Normally I don’t like to write with music if it’s quiet enough to write without it, but this year I’ve found that I’m almost incapable of getting into the groove of my story without the aid of some sort of soundtrack. There’s something about the pacing of the narrative that’s just easier to write when I have a literal beat to write to. For the first bit I solely used the How to Train Your Dragon 2 soundtrack.

I loved the first movie’s soundtrack, but I think I might love the second one more. Well, no, not exactly. There are more individual songs on the first score that I like, whereas I like the overall sound of the second one better. I love that it has the same sound as the original, but yet introduces a whole new underlying theme to suit the purposes of the second movie. You really can feel the spirit of the characters and the story in the music and I absolutely adore it. I can’t get enough.

I think this is my favourite song from the whole score.

Agh, but listening to it just gives me all the feels!

Haha, I am so very excited to watch the second movie again! I may possibly be receiving it for my birthday?!?!?? Which is only 8-ish days away! But I am crazy excited to watch it, and to show it to my mom, because she never watched it when it was still in theatres. This movie is just too much for me to handle sometimes, honestly, and I love it to bits and pieces <3

But besides the HTTYD2 soundtrack, I was searching for other songs that would inspire me for this novel. Last year, I used tons of songs to inspire the emotion of the story I was writing (as PP1MT wrote about here), and while I wasn’t so concerned with having a whole playlist this time around, I still kind of wanted some sort of anthem for the book. It was when I stopped looking that I found what I was after: the song Nothing Left to Say/Rocks by Imagine Dragons.
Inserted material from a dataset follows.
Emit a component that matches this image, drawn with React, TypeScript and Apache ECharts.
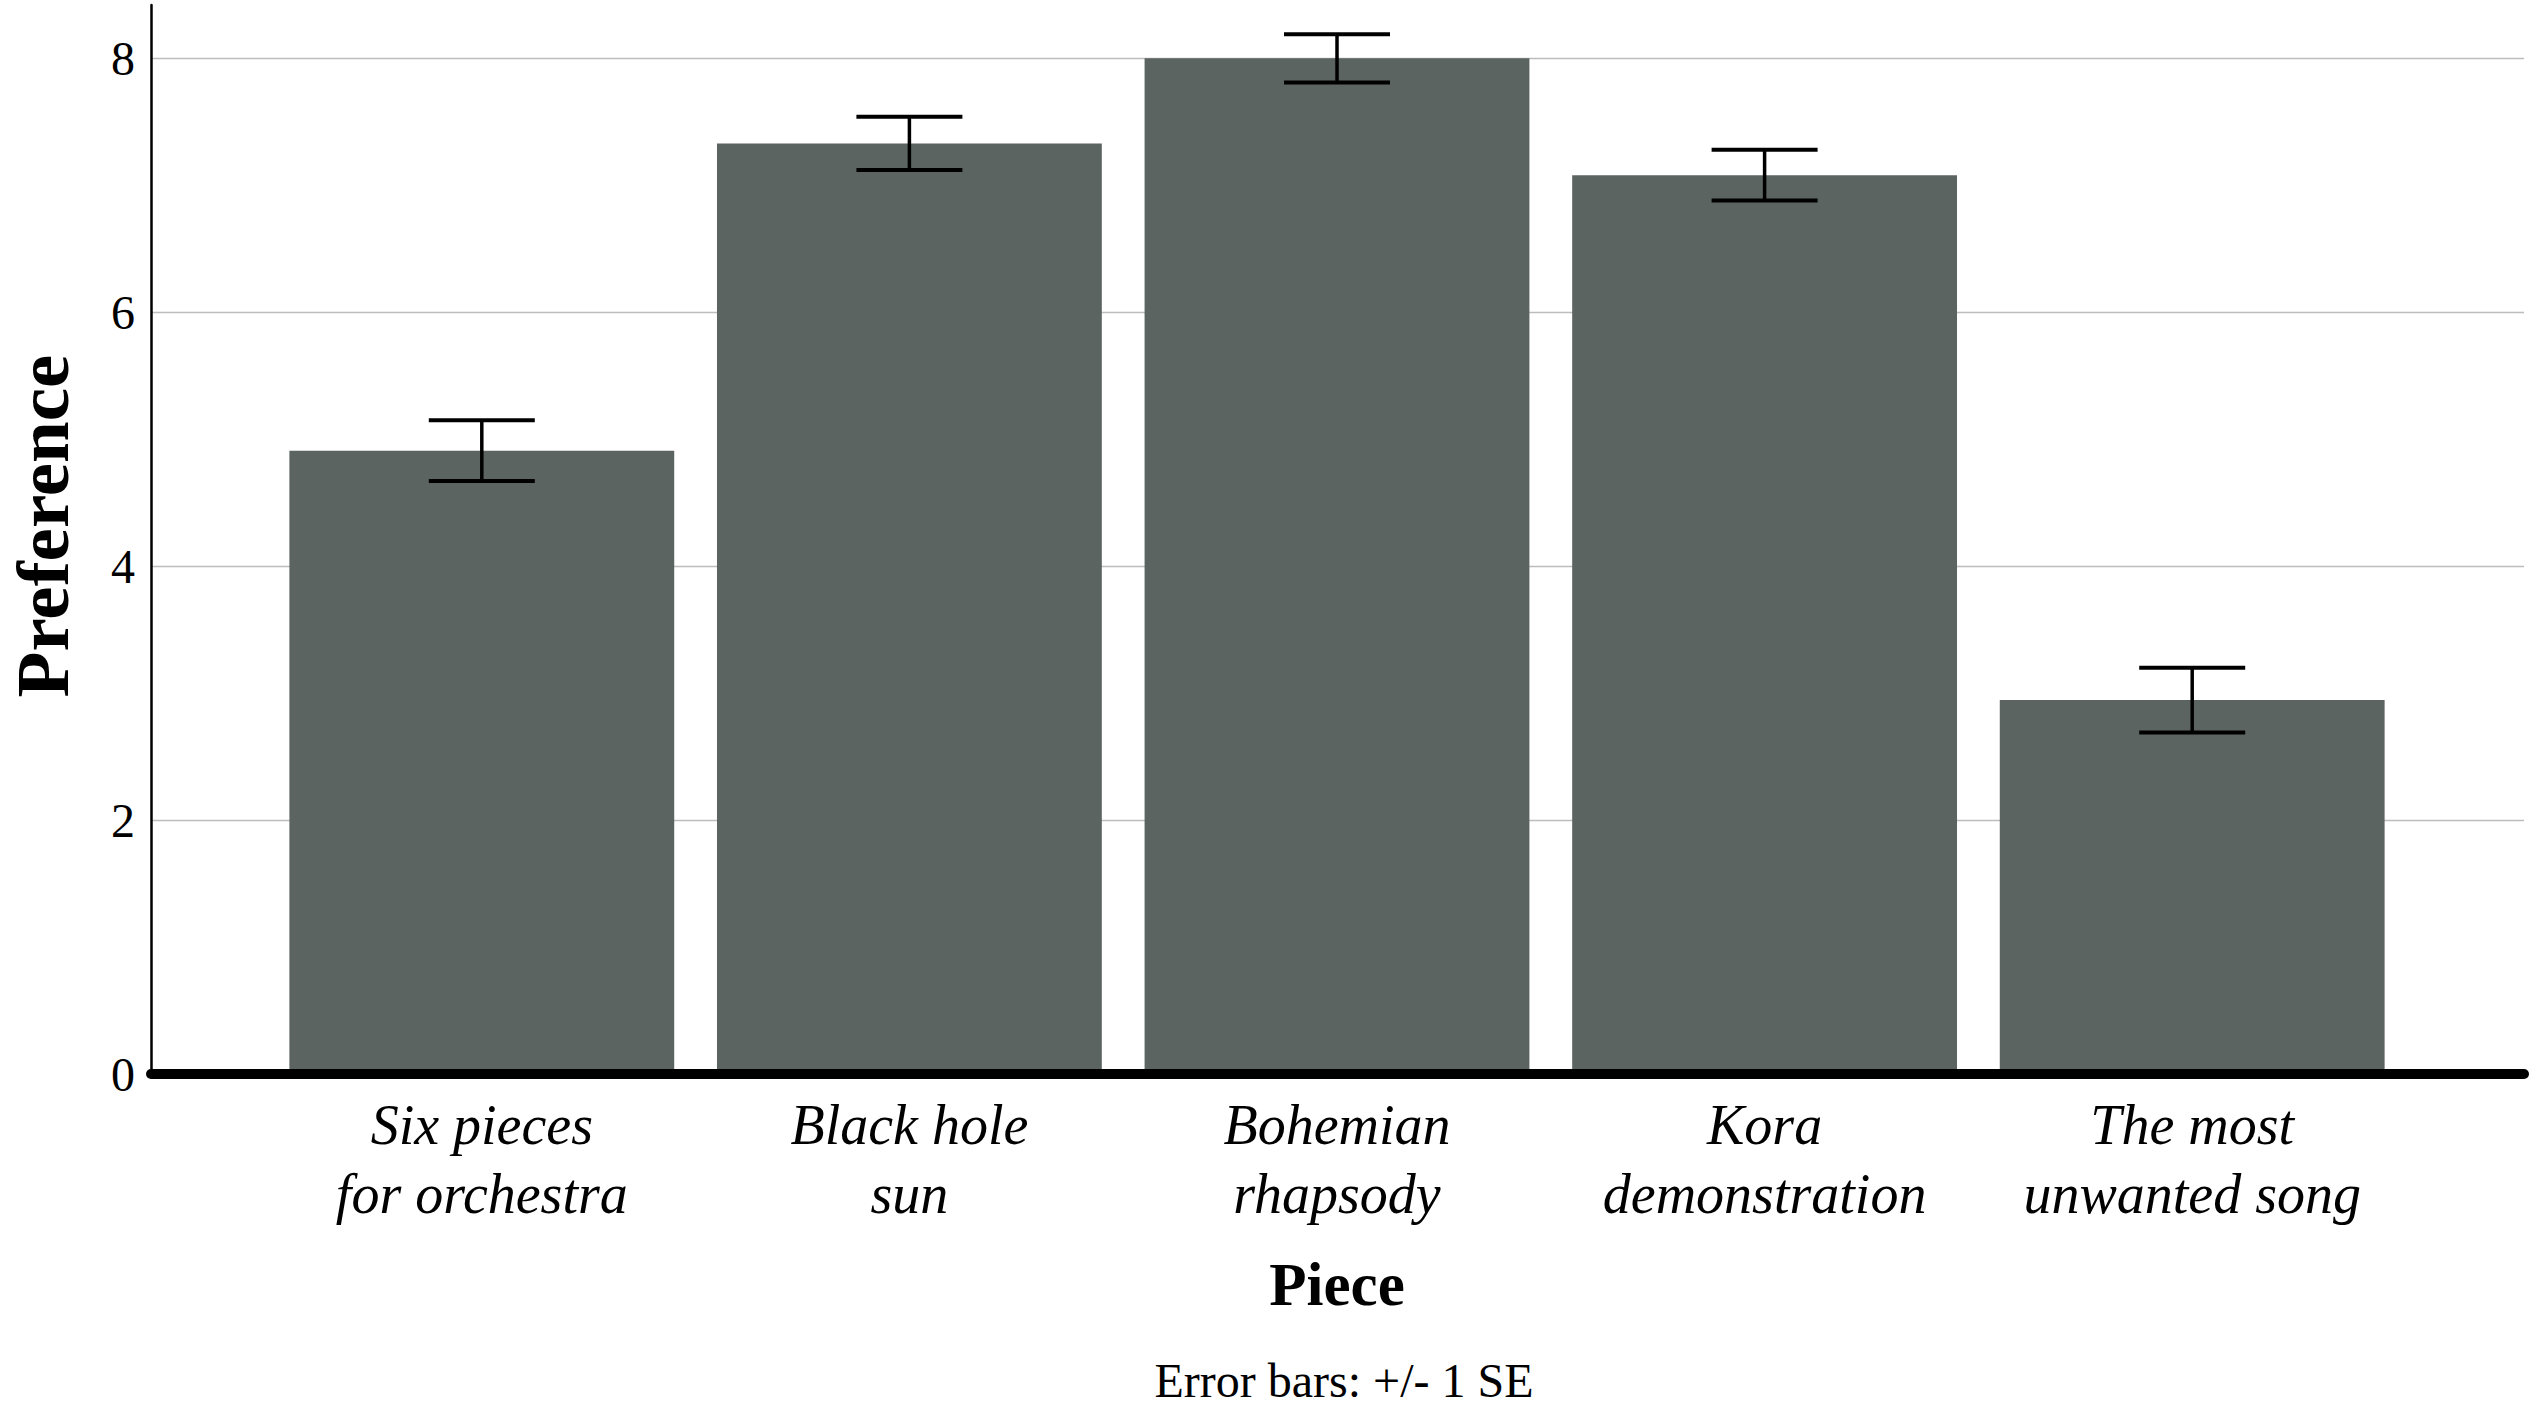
import React, { useEffect, useRef } from "react";
import * as echarts from "echarts";

const categories = [
  "Six pieces\nfor orchestra",
  "Black hole\nsun",
  "Bohemian\nrhapsody",
  "Kora\ndemonstration",
  "The most\nunwanted song",
];
const means = [4.91, 7.33, 8.0, 7.08, 2.945];
const standardErrors = [0.24, 0.21, 0.19, 0.2, 0.255];
const yTicks = { min: 0, max: 8.42, interval: 2 };
const xTitle = "Piece";
const yTitle = "Preference";
const footnote = "Error bars: +/- 1 SE";

const FONT = "Liberation Serif";
const BAR_COLOR = "#5b6460";

export default function App() {
  const ref = useRef<HTMLDivElement>(null);

  useEffect(() => {
    if (!ref.current) return;
    const chart = echarts.init(ref.current, undefined, { renderer: "svg" });

    const errorData = means.map((m, i) => [i, m - standardErrors[i], m + standardErrors[i]]);

    const option: any = {
      animation: false,
      backgroundColor: "#ffffff",
      textStyle: { fontFamily: FONT },
      grid: [
        { left: 151, right: 5, top: 5, bottom: 334, containLabel: false, outerBoundsMode: "none" },
        { left: 268, right: 123, top: 5, bottom: 334, containLabel: false, outerBoundsMode: "none" },
      ],
      xAxis: [
        {
          gridIndex: 0,
          type: "category",
          data: [""],
          z: 10,
          axisLine: { show: true, lineStyle: { color: "#000000", width: 10 } },
          axisTick: { show: false },
          axisLabel: { show: false },
          splitLine: { show: false },
        },
        {
          gridIndex: 1,
          type: "category",
          data: categories,
          axisLine: { show: false },
          axisTick: { show: false },
          axisLabel: {
            show: true,
            interval: 0,
            margin: 16,
            color: "#000000",
            fontFamily: FONT,
            fontStyle: "italic",
            fontSize: 56,
            lineHeight: 69,
          },
          name: xTitle,
          nameLocation: "middle",
          nameGap: 180,
          nameTextStyle: {
            color: "#000000",
            fontFamily: FONT,
            fontWeight: "bold",
            fontSize: 61,
            lineHeight: 61,
          },
        },
      ],
      yAxis: [
        {
          gridIndex: 0,
          type: "value",
          min: yTicks.min,
          max: yTicks.max,
          interval: yTicks.interval,
          axisLine: { show: true, lineStyle: { color: "#000000", width: 2.5 } },
          axisTick: { show: false },
          axisLabel: {
            show: true,
            margin: 16,
            color: "#000000",
            fontFamily: FONT,
            fontSize: 48,
            showMaxLabel: false,
          },
          splitLine: {
            show: true,
            showMaxLine: false,
            lineStyle: { color: "#bdbdbd", width: 1.3 },
          },
        },
        {
          gridIndex: 1,
          type: "value",
          min: yTicks.min,
          max: yTicks.max,
          interval: yTicks.interval,
          show: false,
          splitLine: { show: false },
        },
      ],
      series: [
        {
          type: "bar",
          xAxisIndex: 1,
          yAxisIndex: 1,
          data: means,
          barWidth: "90%",
          itemStyle: { color: BAR_COLOR },
          z: 2,
        },
        {
          type: "custom",
          xAxisIndex: 1,
          yAxisIndex: 1,
          data: errorData,
          z: 5,
          renderItem: (params: any, api: any) => {
            const x = api.value(0);
            const lo = api.coord([x, api.value(1)]);
            const hi = api.coord([x, api.value(2)]);
            const half = 53;
            return {
              type: "group",
              children: [
                {
                  type: "line",
                  shape: { x1: lo[0], y1: lo[1], x2: hi[0], y2: hi[1] },
                  style: { stroke: "#000000", lineWidth: 3.5 },
                },
                {
                  type: "line",
                  shape: { x1: hi[0] - half, y1: hi[1], x2: hi[0] + half, y2: hi[1] },
                  style: { stroke: "#000000", lineWidth: 4 },
                },
                {
                  type: "line",
                  shape: { x1: lo[0] - half, y1: lo[1], x2: lo[0] + half, y2: lo[1] },
                  style: { stroke: "#000000", lineWidth: 4 },
                },
              ],
            };
          },
        },
      ],
      graphic: [
        {
          type: "text",
          x: 42,
          y: 526,
          rotation: Math.PI / 2,
          style: {
            text: yTitle,
            fill: "#000000",
            fontFamily: FONT,
            fontWeight: "bold",
            fontSize: 75,
            lineHeight: 75,
            textAlign: "center",
            textVerticalAlign: "middle",
          },
        },
        {
          type: "text",
          x: 1344,
          y: 1380,
          style: {
            text: footnote,
            fill: "#000000",
            fontFamily: FONT,
            fontSize: 48,
            lineHeight: 48,
            textAlign: "center",
            textVerticalAlign: "middle",
          },
        },
      ],
    };

    chart.setOption(option);
    return () => chart.dispose();
  }, []);

  return (
    <div
      ref={ref}
      style={{ position: "fixed", left: 0, top: 0, width: 2529, height: 1408, background: "#fff" }}
    />
  );
}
I very much love Imagine Dragons and their CD Night Visions. On this CD, the final track is called Nothing Left to Say/Rocks, and is a combination of Nothing Left to Say (which is a six and a half minute song) with this little “hidden track” (only 2 minutes long) called Rocks at the end. They’re a very interesting pairing, as NLTS is moodier, more subdued, and Rocks is much more upbeat and nonsensical. And they totally mesh with the vibe of my novel.

Parts of Witch’s Blood (my NaNo project) are very upbeat. The narrator herself is in general a more carefree, cut-loose kind of girl, and she has a lot of fun when she first gets the inn. But when things go bad, it takes a much darker turn. There are casualties, and high tensions, and bad tempers, and the ideas of “falling down”, and “drowning in the waters of my soul” (lyrics from NLTS) are extremely appropriate. It’s rough times. So the combination of the songs really reflects (and reminds me) how the novel has two faces. Where there is despair, there is hope. Where there is happiness, there is grief. So I’ve decided that if any song is to be this book’s anthem, it’s this one.

I will talk more in my next post about non-NaNo things, so if you’re in the mood to read some random babble and ranting and complaints about chemistry, that’s where it’s at!

How has your month been thus far?

May you be surrounded by good music and soothing sounds.